Open-pit copper mine in Graham County, Arizona

The Safford Mine is an open-pit copper mine located in Graham County, Arizona, 8 mi north of the city of Safford. The mine is owned and operated by Freeport-McMoran Copper & Gold.

Construction on the Safford mine began in mid-2006. Production began December 26, 2007, with full production starting in 2008. It is the first new large-scale copper mining project in Arizona in more than 30 years. In September 2005, as part of the deal, Phelps Dodge (which was subsequently purchased by Freeport-McMoran) transferred 3867 acre of "environmentally sensitive" land to the Bureau of Land Management (BLM) and purchased from the BLM 16297 acre located next to the site of the mine.

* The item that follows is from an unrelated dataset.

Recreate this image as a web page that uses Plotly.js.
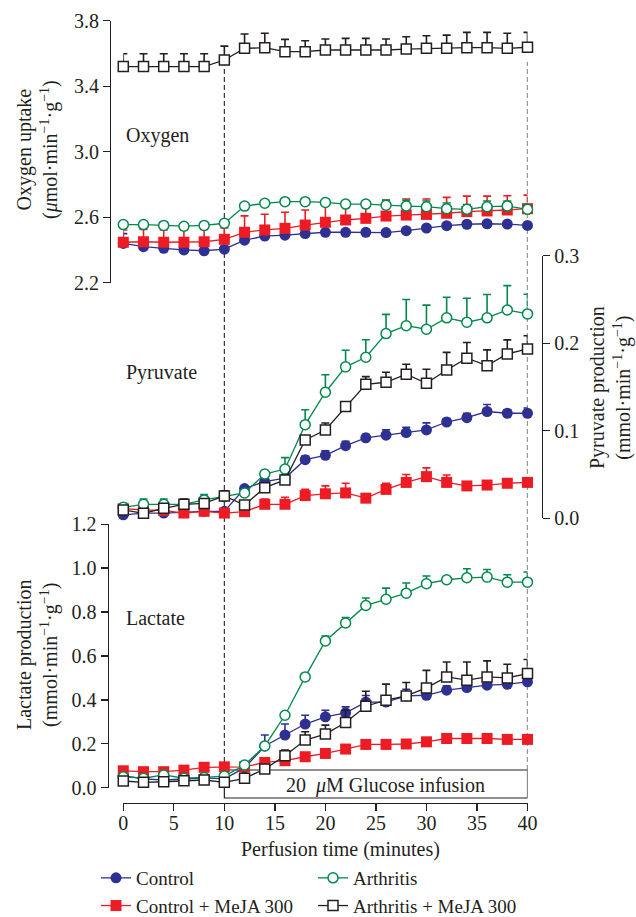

The mine composes two porphyry copper deposits (the San Juan and Dos Pobres copper ore bodies) that have leachable oxide and secondary sulfide mineralization. Freeport-McMoran estimates that it will remove 205 to 240 million pounds of copper from the deposits annually between 2008 and 2011.

In 2016, copper production at Safford was 230 million pounds. In 2017, copper production was 150 million pounds, and approximately 830 people were employed there.

==Geography and facilities==
The area where the mine is located is at an average elevation of 4186 ft.

The mine is served by a branch of the Arizona Eastern Railway.